=== TASK TO COMPLETE ===
All material below is to be reproduced exactly.

BEGIN

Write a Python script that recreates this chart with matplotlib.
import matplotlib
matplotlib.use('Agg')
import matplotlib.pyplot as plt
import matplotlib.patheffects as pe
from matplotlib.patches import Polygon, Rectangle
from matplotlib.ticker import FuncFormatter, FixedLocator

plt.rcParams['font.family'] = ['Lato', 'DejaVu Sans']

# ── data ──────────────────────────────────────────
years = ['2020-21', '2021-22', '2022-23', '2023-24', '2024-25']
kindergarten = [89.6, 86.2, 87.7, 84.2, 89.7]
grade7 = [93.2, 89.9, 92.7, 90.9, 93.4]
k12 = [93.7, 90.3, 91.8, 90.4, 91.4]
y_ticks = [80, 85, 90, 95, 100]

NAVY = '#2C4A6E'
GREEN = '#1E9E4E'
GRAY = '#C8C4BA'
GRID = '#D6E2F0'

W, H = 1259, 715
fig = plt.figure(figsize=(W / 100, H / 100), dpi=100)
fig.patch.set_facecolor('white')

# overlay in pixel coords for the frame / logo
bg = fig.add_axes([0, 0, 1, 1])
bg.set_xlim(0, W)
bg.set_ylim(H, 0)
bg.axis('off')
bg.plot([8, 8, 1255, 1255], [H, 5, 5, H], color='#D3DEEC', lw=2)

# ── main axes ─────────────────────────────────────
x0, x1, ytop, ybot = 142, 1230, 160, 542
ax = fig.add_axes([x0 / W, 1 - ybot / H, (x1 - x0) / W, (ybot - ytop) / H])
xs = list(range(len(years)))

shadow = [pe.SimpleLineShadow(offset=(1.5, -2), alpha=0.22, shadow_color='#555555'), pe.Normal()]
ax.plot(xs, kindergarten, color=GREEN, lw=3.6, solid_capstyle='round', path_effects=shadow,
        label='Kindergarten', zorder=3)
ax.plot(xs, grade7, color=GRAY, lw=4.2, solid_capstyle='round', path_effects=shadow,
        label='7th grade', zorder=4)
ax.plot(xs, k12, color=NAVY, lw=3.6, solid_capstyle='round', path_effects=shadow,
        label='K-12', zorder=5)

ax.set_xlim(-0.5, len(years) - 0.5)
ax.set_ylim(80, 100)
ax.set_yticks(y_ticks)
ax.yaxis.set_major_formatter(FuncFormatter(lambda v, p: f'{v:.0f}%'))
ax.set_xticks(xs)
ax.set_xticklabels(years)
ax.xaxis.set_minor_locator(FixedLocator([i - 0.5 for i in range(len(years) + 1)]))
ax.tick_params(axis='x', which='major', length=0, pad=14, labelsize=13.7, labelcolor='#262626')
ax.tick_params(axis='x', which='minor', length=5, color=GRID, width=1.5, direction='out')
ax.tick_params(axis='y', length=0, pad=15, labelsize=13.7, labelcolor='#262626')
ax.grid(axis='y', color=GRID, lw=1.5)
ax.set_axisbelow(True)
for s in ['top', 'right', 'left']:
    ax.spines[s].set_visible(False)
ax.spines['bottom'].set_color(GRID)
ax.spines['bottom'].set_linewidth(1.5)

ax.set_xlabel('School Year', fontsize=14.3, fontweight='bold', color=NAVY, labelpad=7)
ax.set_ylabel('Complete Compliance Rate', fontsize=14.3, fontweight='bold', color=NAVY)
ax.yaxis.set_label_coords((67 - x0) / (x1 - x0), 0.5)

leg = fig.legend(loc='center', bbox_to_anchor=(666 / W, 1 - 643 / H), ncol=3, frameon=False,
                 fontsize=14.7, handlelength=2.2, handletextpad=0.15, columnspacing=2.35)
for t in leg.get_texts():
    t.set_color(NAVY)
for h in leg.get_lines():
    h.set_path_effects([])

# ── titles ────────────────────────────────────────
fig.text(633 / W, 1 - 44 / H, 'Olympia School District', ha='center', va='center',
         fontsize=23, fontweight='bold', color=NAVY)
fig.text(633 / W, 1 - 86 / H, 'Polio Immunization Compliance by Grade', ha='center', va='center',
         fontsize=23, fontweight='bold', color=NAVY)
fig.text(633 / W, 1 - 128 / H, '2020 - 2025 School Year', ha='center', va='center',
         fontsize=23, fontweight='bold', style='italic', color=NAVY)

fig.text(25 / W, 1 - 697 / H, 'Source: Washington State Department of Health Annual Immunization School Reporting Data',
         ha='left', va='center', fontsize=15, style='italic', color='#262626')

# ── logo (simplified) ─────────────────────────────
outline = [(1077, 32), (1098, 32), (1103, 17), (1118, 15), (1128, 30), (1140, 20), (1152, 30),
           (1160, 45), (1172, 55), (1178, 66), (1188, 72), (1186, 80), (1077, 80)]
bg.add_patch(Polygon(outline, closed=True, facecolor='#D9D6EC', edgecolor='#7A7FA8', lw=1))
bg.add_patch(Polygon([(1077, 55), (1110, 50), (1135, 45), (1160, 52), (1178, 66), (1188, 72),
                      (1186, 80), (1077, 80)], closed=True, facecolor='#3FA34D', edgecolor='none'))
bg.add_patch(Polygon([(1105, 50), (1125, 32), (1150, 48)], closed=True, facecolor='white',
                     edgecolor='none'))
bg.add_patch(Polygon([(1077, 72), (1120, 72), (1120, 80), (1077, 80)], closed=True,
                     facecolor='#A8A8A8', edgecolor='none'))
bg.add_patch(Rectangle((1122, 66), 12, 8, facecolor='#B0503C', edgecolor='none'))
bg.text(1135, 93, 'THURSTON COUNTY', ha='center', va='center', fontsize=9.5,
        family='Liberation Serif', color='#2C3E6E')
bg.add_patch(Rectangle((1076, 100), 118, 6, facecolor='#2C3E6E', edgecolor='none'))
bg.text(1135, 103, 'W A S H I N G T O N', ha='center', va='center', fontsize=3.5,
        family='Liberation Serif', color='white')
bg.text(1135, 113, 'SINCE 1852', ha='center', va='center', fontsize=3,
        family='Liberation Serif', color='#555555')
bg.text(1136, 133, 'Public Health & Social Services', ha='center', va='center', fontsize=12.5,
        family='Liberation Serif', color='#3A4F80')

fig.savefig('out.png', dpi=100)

END

=== EXERCISE RESPONSE ===
Write a Python script that recreates this chart with matplotlib.
import matplotlib
matplotlib.use('Agg')
import matplotlib.pyplot as plt
import matplotlib.patheffects as pe
from matplotlib.patches import Polygon, Rectangle
from matplotlib.ticker import FuncFormatter, FixedLocator

plt.rcParams['font.family'] = ['Lato', 'DejaVu Sans']

# ── data ──────────────────────────────────────────
years = ['2020-21', '2021-22', '2022-23', '2023-24', '2024-25']
kindergarten = [89.6, 86.2, 87.7, 84.2, 89.7]
grade7 = [93.2, 89.9, 92.7, 90.9, 93.4]
k12 = [93.7, 90.3, 91.8, 90.4, 91.4]
y_ticks = [80, 85, 90, 95, 100]

NAVY = '#2C4A6E'
GREEN = '#1E9E4E'
GRAY = '#C8C4BA'
GRID = '#D6E2F0'

W, H = 1259, 715
fig = plt.figure(figsize=(W / 100, H / 100), dpi=100)
fig.patch.set_facecolor('white')

# overlay in pixel coords for the frame / logo
bg = fig.add_axes([0, 0, 1, 1])
bg.set_xlim(0, W)
bg.set_ylim(H, 0)
bg.axis('off')
bg.plot([8, 8, 1255, 1255], [H, 5, 5, H], color='#D3DEEC', lw=2)

# ── main axes ─────────────────────────────────────
x0, x1, ytop, ybot = 142, 1230, 160, 542
ax = fig.add_axes([x0 / W, 1 - ybot / H, (x1 - x0) / W, (ybot - ytop) / H])
xs = list(range(len(years)))

shadow = [pe.SimpleLineShadow(offset=(1.5, -2), alpha=0.22, shadow_color='#555555'), pe.Normal()]
ax.plot(xs, kindergarten, color=GREEN, lw=3.6, solid_capstyle='round', path_effects=shadow,
        label='Kindergarten', zorder=3)
ax.plot(xs, grade7, color=GRAY, lw=4.2, solid_capstyle='round', path_effects=shadow,
        label='7th grade', zorder=4)
ax.plot(xs, k12, color=NAVY, lw=3.6, solid_capstyle='round', path_effects=shadow,
        label='K-12', zorder=5)

ax.set_xlim(-0.5, len(years) - 0.5)
ax.set_ylim(80, 100)
ax.set_yticks(y_ticks)
ax.yaxis.set_major_formatter(FuncFormatter(lambda v, p: f'{v:.0f}%'))
ax.set_xticks(xs)
ax.set_xticklabels(years)
ax.xaxis.set_minor_locator(FixedLocator([i - 0.5 for i in range(len(years) + 1)]))
ax.tick_params(axis='x', which='major', length=0, pad=14, labelsize=13.7, labelcolor='#262626')
ax.tick_params(axis='x', which='minor', length=5, color=GRID, width=1.5, direction='out')
ax.tick_params(axis='y', length=0, pad=15, labelsize=13.7, labelcolor='#262626')
ax.grid(axis='y', color=GRID, lw=1.5)
ax.set_axisbelow(True)
for s in ['top', 'right', 'left']:
    ax.spines[s].set_visible(False)
ax.spines['bottom'].set_color(GRID)
ax.spines['bottom'].set_linewidth(1.5)

ax.set_xlabel('School Year', fontsize=14.3, fontweight='bold', color=NAVY, labelpad=7)
ax.set_ylabel('Complete Compliance Rate', fontsize=14.3, fontweight='bold', color=NAVY)
ax.yaxis.set_label_coords((67 - x0) / (x1 - x0), 0.5)

leg = fig.legend(loc='center', bbox_to_anchor=(666 / W, 1 - 643 / H), ncol=3, frameon=False,
                 fontsize=14.7, handlelength=2.2, handletextpad=0.15, columnspacing=2.35)
for t in leg.get_texts():
    t.set_color(NAVY)
for h in leg.get_lines():
    h.set_path_effects([])

# ── titles ────────────────────────────────────────
fig.text(633 / W, 1 - 44 / H, 'Olympia School District', ha='center', va='center',
         fontsize=23, fontweight='bold', color=NAVY)
fig.text(633 / W, 1 - 86 / H, 'Polio Immunization Compliance by Grade', ha='center', va='center',
         fontsize=23, fontweight='bold', color=NAVY)
fig.text(633 / W, 1 - 128 / H, '2020 - 2025 School Year', ha='center', va='center',
         fontsize=23, fontweight='bold', style='italic', color=NAVY)

fig.text(25 / W, 1 - 697 / H, 'Source: Washington State Department of Health Annual Immunization School Reporting Data',
         ha='left', va='center', fontsize=15, style='italic', color='#262626')

# ── logo (simplified) ─────────────────────────────
outline = [(1077, 32), (1098, 32), (1103, 17), (1118, 15), (1128, 30), (1140, 20), (1152, 30),
           (1160, 45), (1172, 55), (1178, 66), (1188, 72), (1186, 80), (1077, 80)]
bg.add_patch(Polygon(outline, closed=True, facecolor='#D9D6EC', edgecolor='#7A7FA8', lw=1))
bg.add_patch(Polygon([(1077, 55), (1110, 50), (1135, 45), (1160, 52), (1178, 66), (1188, 72),
                      (1186, 80), (1077, 80)], closed=True, facecolor='#3FA34D', edgecolor='none'))
bg.add_patch(Polygon([(1105, 50), (1125, 32), (1150, 48)], closed=True, facecolor='white',
                     edgecolor='none'))
bg.add_patch(Polygon([(1077, 72), (1120, 72), (1120, 80), (1077, 80)], closed=True,
                     facecolor='#A8A8A8', edgecolor='none'))
bg.add_patch(Rectangle((1122, 66), 12, 8, facecolor='#B0503C', edgecolor='none'))
bg.text(1135, 93, 'THURSTON COUNTY', ha='center', va='center', fontsize=9.5,
        family='Liberation Serif', color='#2C3E6E')
bg.add_patch(Rectangle((1076, 100), 118, 6, facecolor='#2C3E6E', edgecolor='none'))
bg.text(1135, 103, 'W A S H I N G T O N', ha='center', va='center', fontsize=3.5,
        family='Liberation Serif', color='white')
bg.text(1135, 113, 'SINCE 1852', ha='center', va='center', fontsize=3,
        family='Liberation Serif', color='#555555')
bg.text(1136, 133, 'Public Health & Social Services', ha='center', va='center', fontsize=12.5,
        family='Liberation Serif', color='#3A4F80')

fig.savefig('out.png', dpi=100)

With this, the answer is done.